Morality, Culture and Relativism

Course Type: Lecture
Study Focus: VMC
Term: Spring

Teacher: Michael CAMPBELL

Course Code: JK09002

In this course we will consider issues around the understanding and evaluation of other cultures.

How far can moral judgements cross cultural contexts? What is necessary for cross-cultural judgements to be both true and appropriate? Under what conditions can we responsibly judge the behaviour of others? Is belief in a universal human nature either necessary or sufficient for justifying a stock of common moral commitments? We will
consider these questions through examining how moral philosophers have dealt with issues around relativism and the representation of individual and cultural difference. Along the way we will consider the plausibility of cultural relativism, and will examine what function evaluative judgements might serve when they cross cultural or temporal contexts.
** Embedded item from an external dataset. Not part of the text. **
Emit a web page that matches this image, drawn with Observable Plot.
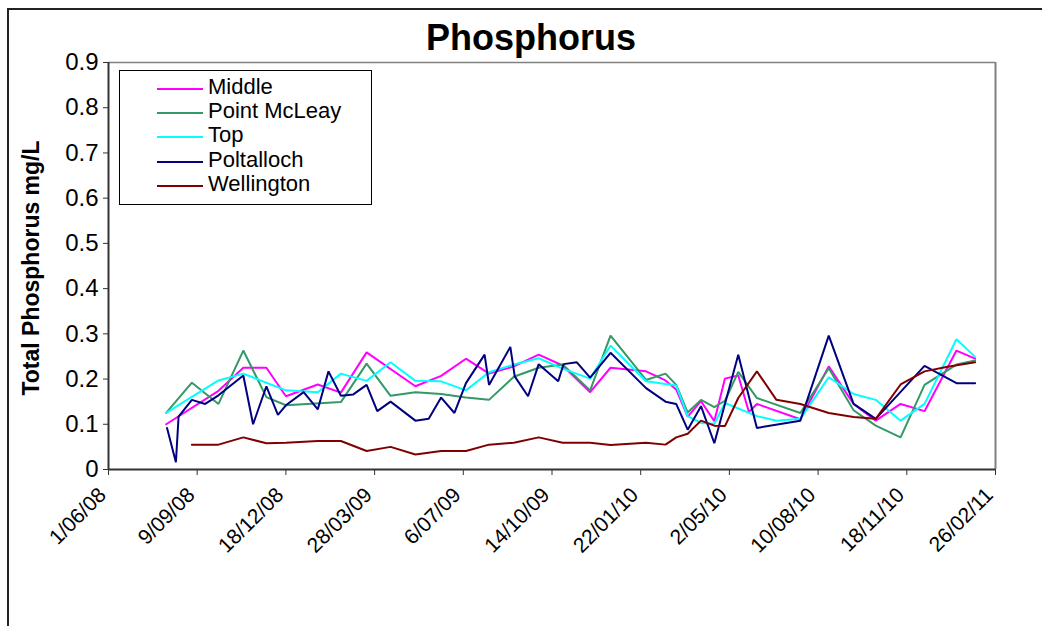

As well as introducing students to a central issue in moral philosophy, participants in this course will have the opportunity to engage with important contemporary thinkers working
at the forefront of issues around the nature and limits of moral judgement, including Cora Diamond and David Wong.

Course Information

Module: Focus 1 – Foundations
CATS Requirements: MA 1st year or above

Day/Period: Thur/2
Location: Lec. 8
Credits: 2

Course Goals

  • To introduce students to philosophical controversies surrounding relativism, objectivity and the understanding of other cultures.
  • To familiarise students with some of the aims, methods and problems of contemporary moral philosophy.
  • To develop students’ ability to reason critically, to construct and critique arguments and to write philosophical essays in English.

Course Schedule and Evaluation

For a detailed course schedule, please visit KULASIS or the PandA eLearning platform.

Evaluation will be conducted via quiz (40%) and final essay (60%).